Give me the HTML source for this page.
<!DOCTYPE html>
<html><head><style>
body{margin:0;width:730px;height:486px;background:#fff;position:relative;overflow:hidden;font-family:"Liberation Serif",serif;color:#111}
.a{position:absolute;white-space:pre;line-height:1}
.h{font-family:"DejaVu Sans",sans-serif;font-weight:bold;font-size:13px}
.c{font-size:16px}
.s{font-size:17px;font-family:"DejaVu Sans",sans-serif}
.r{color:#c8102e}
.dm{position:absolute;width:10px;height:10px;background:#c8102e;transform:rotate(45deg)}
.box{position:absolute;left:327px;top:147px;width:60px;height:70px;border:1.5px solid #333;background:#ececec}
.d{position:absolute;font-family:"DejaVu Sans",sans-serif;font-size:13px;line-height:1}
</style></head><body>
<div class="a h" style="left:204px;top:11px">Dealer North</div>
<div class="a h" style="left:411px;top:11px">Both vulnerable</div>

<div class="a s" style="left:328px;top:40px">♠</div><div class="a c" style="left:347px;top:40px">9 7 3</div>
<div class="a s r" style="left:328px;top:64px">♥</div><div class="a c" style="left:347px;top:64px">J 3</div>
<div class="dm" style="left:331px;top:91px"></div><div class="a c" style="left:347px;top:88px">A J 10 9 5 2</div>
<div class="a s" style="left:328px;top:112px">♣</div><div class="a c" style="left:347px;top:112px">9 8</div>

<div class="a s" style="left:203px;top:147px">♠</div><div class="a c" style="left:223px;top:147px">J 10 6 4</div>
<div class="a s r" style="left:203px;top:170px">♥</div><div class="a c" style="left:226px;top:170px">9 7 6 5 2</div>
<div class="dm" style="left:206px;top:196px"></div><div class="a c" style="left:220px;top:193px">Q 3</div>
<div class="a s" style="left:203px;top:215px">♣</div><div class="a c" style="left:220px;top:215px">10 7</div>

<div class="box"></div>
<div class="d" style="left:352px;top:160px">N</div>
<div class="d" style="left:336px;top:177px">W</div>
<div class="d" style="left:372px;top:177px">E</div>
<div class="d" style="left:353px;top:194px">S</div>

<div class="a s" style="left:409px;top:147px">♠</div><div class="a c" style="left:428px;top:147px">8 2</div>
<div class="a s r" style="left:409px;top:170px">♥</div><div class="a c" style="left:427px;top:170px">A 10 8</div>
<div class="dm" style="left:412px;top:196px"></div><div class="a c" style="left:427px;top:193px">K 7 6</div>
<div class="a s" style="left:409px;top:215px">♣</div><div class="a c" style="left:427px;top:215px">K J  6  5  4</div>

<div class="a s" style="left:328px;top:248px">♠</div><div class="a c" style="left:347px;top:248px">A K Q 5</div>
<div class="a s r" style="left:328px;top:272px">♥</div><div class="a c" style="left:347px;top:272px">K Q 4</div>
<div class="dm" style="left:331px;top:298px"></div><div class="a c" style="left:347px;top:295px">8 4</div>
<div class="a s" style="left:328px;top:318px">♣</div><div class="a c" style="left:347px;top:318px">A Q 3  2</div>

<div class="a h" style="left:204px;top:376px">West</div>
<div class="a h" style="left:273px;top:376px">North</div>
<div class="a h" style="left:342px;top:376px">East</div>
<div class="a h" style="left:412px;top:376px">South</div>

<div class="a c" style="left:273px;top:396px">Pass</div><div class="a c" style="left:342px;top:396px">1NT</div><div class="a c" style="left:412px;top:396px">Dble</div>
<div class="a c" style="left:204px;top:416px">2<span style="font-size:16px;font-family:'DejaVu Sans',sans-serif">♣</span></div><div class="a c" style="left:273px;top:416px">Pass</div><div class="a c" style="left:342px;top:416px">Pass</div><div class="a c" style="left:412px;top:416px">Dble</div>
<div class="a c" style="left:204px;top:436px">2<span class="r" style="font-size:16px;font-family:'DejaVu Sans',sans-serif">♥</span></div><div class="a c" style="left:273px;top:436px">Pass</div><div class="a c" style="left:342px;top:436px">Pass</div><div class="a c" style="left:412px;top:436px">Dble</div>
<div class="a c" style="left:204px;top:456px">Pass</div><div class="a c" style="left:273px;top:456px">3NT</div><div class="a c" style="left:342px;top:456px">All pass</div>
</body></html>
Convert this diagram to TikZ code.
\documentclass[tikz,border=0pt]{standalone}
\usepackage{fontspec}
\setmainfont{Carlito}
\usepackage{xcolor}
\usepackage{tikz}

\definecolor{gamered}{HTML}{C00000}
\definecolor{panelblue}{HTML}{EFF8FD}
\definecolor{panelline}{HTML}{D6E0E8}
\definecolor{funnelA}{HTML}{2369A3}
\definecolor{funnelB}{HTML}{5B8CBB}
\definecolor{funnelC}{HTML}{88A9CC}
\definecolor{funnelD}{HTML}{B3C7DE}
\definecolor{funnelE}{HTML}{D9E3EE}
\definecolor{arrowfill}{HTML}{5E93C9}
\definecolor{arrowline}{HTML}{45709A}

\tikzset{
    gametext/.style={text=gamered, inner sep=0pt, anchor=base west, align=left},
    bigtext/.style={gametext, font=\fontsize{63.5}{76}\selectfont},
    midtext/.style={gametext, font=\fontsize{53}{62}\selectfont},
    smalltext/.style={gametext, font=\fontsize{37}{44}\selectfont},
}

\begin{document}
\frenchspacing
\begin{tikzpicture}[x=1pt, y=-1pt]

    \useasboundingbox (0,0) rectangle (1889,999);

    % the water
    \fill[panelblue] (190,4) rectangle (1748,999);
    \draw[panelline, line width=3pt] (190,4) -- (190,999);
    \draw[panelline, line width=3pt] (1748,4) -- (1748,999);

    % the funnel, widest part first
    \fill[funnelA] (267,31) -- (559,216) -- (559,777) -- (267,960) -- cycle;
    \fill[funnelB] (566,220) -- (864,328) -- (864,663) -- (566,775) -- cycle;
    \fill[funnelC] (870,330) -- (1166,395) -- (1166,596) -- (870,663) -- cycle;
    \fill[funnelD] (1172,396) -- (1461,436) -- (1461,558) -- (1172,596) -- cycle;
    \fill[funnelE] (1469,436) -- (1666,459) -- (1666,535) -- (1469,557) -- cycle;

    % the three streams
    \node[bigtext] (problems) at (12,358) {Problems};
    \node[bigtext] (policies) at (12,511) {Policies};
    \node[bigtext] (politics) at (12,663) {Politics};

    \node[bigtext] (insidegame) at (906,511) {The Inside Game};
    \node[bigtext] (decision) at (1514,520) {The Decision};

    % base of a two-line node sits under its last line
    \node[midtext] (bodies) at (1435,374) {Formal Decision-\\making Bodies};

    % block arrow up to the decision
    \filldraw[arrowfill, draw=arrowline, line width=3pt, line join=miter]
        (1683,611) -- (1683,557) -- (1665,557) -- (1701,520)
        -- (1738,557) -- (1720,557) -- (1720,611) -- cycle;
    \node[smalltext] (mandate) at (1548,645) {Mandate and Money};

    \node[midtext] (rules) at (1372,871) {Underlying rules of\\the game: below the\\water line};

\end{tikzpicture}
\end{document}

▬▬▬▬▬▬

Type out the full listing again, exactly as given.

## Worked solution
Give me the HTML source for this page.
<!DOCTYPE html>
<html><head><style>
body{margin:0;width:730px;height:486px;background:#fff;position:relative;overflow:hidden;font-family:"Liberation Serif",serif;color:#111}
.a{position:absolute;white-space:pre;line-height:1}
.h{font-family:"DejaVu Sans",sans-serif;font-weight:bold;font-size:13px}
.c{font-size:16px}
.s{font-size:17px;font-family:"DejaVu Sans",sans-serif}
.r{color:#c8102e}
.dm{position:absolute;width:10px;height:10px;background:#c8102e;transform:rotate(45deg)}
.box{position:absolute;left:327px;top:147px;width:60px;height:70px;border:1.5px solid #333;background:#ececec}
.d{position:absolute;font-family:"DejaVu Sans",sans-serif;font-size:13px;line-height:1}
</style></head><body>
<div class="a h" style="left:204px;top:11px">Dealer North</div>
<div class="a h" style="left:411px;top:11px">Both vulnerable</div>

<div class="a s" style="left:328px;top:40px">♠</div><div class="a c" style="left:347px;top:40px">9 7 3</div>
<div class="a s r" style="left:328px;top:64px">♥</div><div class="a c" style="left:347px;top:64px">J 3</div>
<div class="dm" style="left:331px;top:91px"></div><div class="a c" style="left:347px;top:88px">A J 10 9 5 2</div>
<div class="a s" style="left:328px;top:112px">♣</div><div class="a c" style="left:347px;top:112px">9 8</div>

<div class="a s" style="left:203px;top:147px">♠</div><div class="a c" style="left:223px;top:147px">J 10 6 4</div>
<div class="a s r" style="left:203px;top:170px">♥</div><div class="a c" style="left:226px;top:170px">9 7 6 5 2</div>
<div class="dm" style="left:206px;top:196px"></div><div class="a c" style="left:220px;top:193px">Q 3</div>
<div class="a s" style="left:203px;top:215px">♣</div><div class="a c" style="left:220px;top:215px">10 7</div>

<div class="box"></div>
<div class="d" style="left:352px;top:160px">N</div>
<div class="d" style="left:336px;top:177px">W</div>
<div class="d" style="left:372px;top:177px">E</div>
<div class="d" style="left:353px;top:194px">S</div>

<div class="a s" style="left:409px;top:147px">♠</div><div class="a c" style="left:428px;top:147px">8 2</div>
<div class="a s r" style="left:409px;top:170px">♥</div><div class="a c" style="left:427px;top:170px">A 10 8</div>
<div class="dm" style="left:412px;top:196px"></div><div class="a c" style="left:427px;top:193px">K 7 6</div>
<div class="a s" style="left:409px;top:215px">♣</div><div class="a c" style="left:427px;top:215px">K J  6  5  4</div>

<div class="a s" style="left:328px;top:248px">♠</div><div class="a c" style="left:347px;top:248px">A K Q 5</div>
<div class="a s r" style="left:328px;top:272px">♥</div><div class="a c" style="left:347px;top:272px">K Q 4</div>
<div class="dm" style="left:331px;top:298px"></div><div class="a c" style="left:347px;top:295px">8 4</div>
<div class="a s" style="left:328px;top:318px">♣</div><div class="a c" style="left:347px;top:318px">A Q 3  2</div>

<div class="a h" style="left:204px;top:376px">West</div>
<div class="a h" style="left:273px;top:376px">North</div>
<div class="a h" style="left:342px;top:376px">East</div>
<div class="a h" style="left:412px;top:376px">South</div>

<div class="a c" style="left:273px;top:396px">Pass</div><div class="a c" style="left:342px;top:396px">1NT</div><div class="a c" style="left:412px;top:396px">Dble</div>
<div class="a c" style="left:204px;top:416px">2<span style="font-size:16px;font-family:'DejaVu Sans',sans-serif">♣</span></div><div class="a c" style="left:273px;top:416px">Pass</div><div class="a c" style="left:342px;top:416px">Pass</div><div class="a c" style="left:412px;top:416px">Dble</div>
<div class="a c" style="left:204px;top:436px">2<span class="r" style="font-size:16px;font-family:'DejaVu Sans',sans-serif">♥</span></div><div class="a c" style="left:273px;top:436px">Pass</div><div class="a c" style="left:342px;top:436px">Pass</div><div class="a c" style="left:412px;top:436px">Dble</div>
<div class="a c" style="left:204px;top:456px">Pass</div><div class="a c" style="left:273px;top:456px">3NT</div><div class="a c" style="left:342px;top:456px">All pass</div>
</body></html>
Convert this diagram to TikZ code.
\documentclass[tikz,border=0pt]{standalone}
\usepackage{fontspec}
\setmainfont{Carlito}
\usepackage{xcolor}
\usepackage{tikz}

\definecolor{gamered}{HTML}{C00000}
\definecolor{panelblue}{HTML}{EFF8FD}
\definecolor{panelline}{HTML}{D6E0E8}
\definecolor{funnelA}{HTML}{2369A3}
\definecolor{funnelB}{HTML}{5B8CBB}
\definecolor{funnelC}{HTML}{88A9CC}
\definecolor{funnelD}{HTML}{B3C7DE}
\definecolor{funnelE}{HTML}{D9E3EE}
\definecolor{arrowfill}{HTML}{5E93C9}
\definecolor{arrowline}{HTML}{45709A}

\tikzset{
    gametext/.style={text=gamered, inner sep=0pt, anchor=base west, align=left},
    bigtext/.style={gametext, font=\fontsize{63.5}{76}\selectfont},
    midtext/.style={gametext, font=\fontsize{53}{62}\selectfont},
    smalltext/.style={gametext, font=\fontsize{37}{44}\selectfont},
}

\begin{document}
\frenchspacing
\begin{tikzpicture}[x=1pt, y=-1pt]

    \useasboundingbox (0,0) rectangle (1889,999);

    % the water
    \fill[panelblue] (190,4) rectangle (1748,999);
    \draw[panelline, line width=3pt] (190,4) -- (190,999);
    \draw[panelline, line width=3pt] (1748,4) -- (1748,999);

    % the funnel, widest part first
    \fill[funnelA] (267,31) -- (559,216) -- (559,777) -- (267,960) -- cycle;
    \fill[funnelB] (566,220) -- (864,328) -- (864,663) -- (566,775) -- cycle;
    \fill[funnelC] (870,330) -- (1166,395) -- (1166,596) -- (870,663) -- cycle;
    \fill[funnelD] (1172,396) -- (1461,436) -- (1461,558) -- (1172,596) -- cycle;
    \fill[funnelE] (1469,436) -- (1666,459) -- (1666,535) -- (1469,557) -- cycle;

    % the three streams
    \node[bigtext] (problems) at (12,358) {Problems};
    \node[bigtext] (policies) at (12,511) {Policies};
    \node[bigtext] (politics) at (12,663) {Politics};

    \node[bigtext] (insidegame) at (906,511) {The Inside Game};
    \node[bigtext] (decision) at (1514,520) {The Decision};

    % base of a two-line node sits under its last line
    \node[midtext] (bodies) at (1435,374) {Formal Decision-\\making Bodies};

    % block arrow up to the decision
    \filldraw[arrowfill, draw=arrowline, line width=3pt, line join=miter]
        (1683,611) -- (1683,557) -- (1665,557) -- (1701,520)
        -- (1738,557) -- (1720,557) -- (1720,611) -- cycle;
    \node[smalltext] (mandate) at (1548,645) {Mandate and Money};

    \node[midtext] (rules) at (1372,871) {Underlying rules of\\the game: below the\\water line};

\end{tikzpicture}
\end{document}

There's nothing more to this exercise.